2. Shipping Method and Speed: Amazon gives priority to those offers through vendors (shipped and sold by Amazon) or Fulfilled by Amazon (FBA) services over those offers that ship customer orders themselves. This is for several reasons:

  • The Prime Badge – Offers that are Prime are more desirable to the Amazon shopper, and therefore, are given a boost by the Amazon algorithm compared to offers that are not Prime.
  • Guaranteed Delivery – Amazon can track and offer free same-day, 1-day, or 2-day delivery. The faster the shipping speed and earlier the delivery date, the better the offer looks to the algorithm.
  • Valid tracking, delivery on-time rate, and late shipment rates also play a role in qualifying you to compete for the Buy Box. Be sure that you are updating orders with valid tracking, getting orders out the door by your designated handling time, and keeping your late shipment rate low if you ship out of your warehouse. If you use Amazon FBA or are a vendor, these metrics do not impact you as much.
  • Amazon Customer Service – Orders shipped and sold by Amazon or FBA are handled through Amazon Customer Service rather than by the vendor or seller if there is an issue with the delivery or if a return is needed. This allows Amazon to control the customer experience rather than relying on individual parties to offer their expected level of service.
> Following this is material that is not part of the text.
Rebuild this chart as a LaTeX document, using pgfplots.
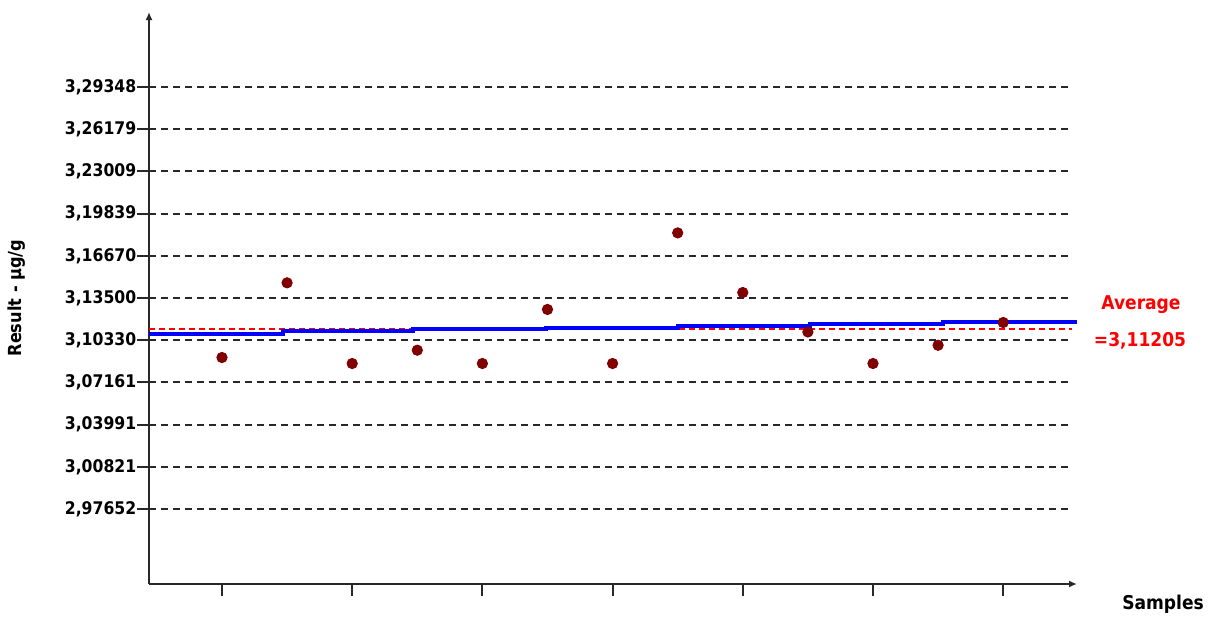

3. Seller Performance: Your individual seller metrics play an important role in your Buy Box eligibility. This includes your feedback metric, which customers rate based on your shipping speed, delivery, and customer service experiences.

  • This is where monitoring your Seller Feedback is critical. Learn more about Feedback and Reviews on Amazon.
  • Also, be aware of your customer response time to messages and the amount of feedback you’ve gotten. These play a role in your overall seller performance and ability to qualify for the Buy Box.

4. Stock Availability: Of course, if you don’t have inventory to sell, the Buy Box will turn over to another offer that is in stock. This is why it’s critical to monitor your inventory levels and be sure they are healthy to maintain customer demand and keep you from losing the Buy Box. Once lost, it can be very difficult to win the Buy Box back when you have product inventory in stock.

5. Sales Velocity: The more shoppers who buy your offer over other sellers helps you keep and maintain the Buy Box. Amazon wants shoppers to continue to purchase on their site, so they will feature the offer that continues to drive sales.

The Trouble with the Buy Box

With many clients, we run into the dreaded “Suppressed Buy Box.” This is when Amazon removes the Buy Box from the product detail page, and shoppers can no longer click the add to cart button. Instead, they are greeted with a button that reads “ See All Buying Options.” Your offer is still purchasable, but it has added another layer of consideration on the part of the shopper. To buy the product, they now need to compare your offer against those of other sellers on the same product page.

This is where your price, shipping, and seller feedback can be directly compared by shoppers rather than an algorithm. We have found that many shoppers either aren’t interested in comparing similar products and move on to find a different product altogether that can be added to the cart or one-clicked purchased with ease. 

“How can Amazon do this?” you may be asking. Well, this particular issue falls under their Marketplace Fair Pricing Policy that states:

“Amazon regularly monitors the prices of items on our marketplaces, including shipping costs, and compares them with other prices available to our customers. If we see pricing practices on a marketplace offer that harms customer trust, Amazon can remove the Buy Box, remove the offer, suspend the ship option, or, in serious or repeated cases, suspending or terminating selling privileges.”

This includes other e-commerce sites! When we encounter a suppressed Buy Box, we regularly ask our clients if there are any other online specials or promotions going on. If so, Amazon watches those sites, and if they are lower, Amazon then has the right to suppress the Buy Box.

So, when this occurs, look at your supply chain. Are any other sites (Walmart, Costco, Home Depot, Kohls, etc.) running a special on the product where it’s cheaper than Amazon? 

If not, there may be other reasons Amazon is suppressing the Buy Box:

  1. Sales volume could be too low at the offered price.
  2. Performance metrics aren’t good enough to be Buy Box eligible – for sellers only.
  3. The listing needs to be improved with better images, key feature bullets, or product descriptions.

There is no doubt that the Buy Box is a powerful tool for selling on the Amazon platform. Focusing on the guidelines above will help ensure that your products have the best chance for success.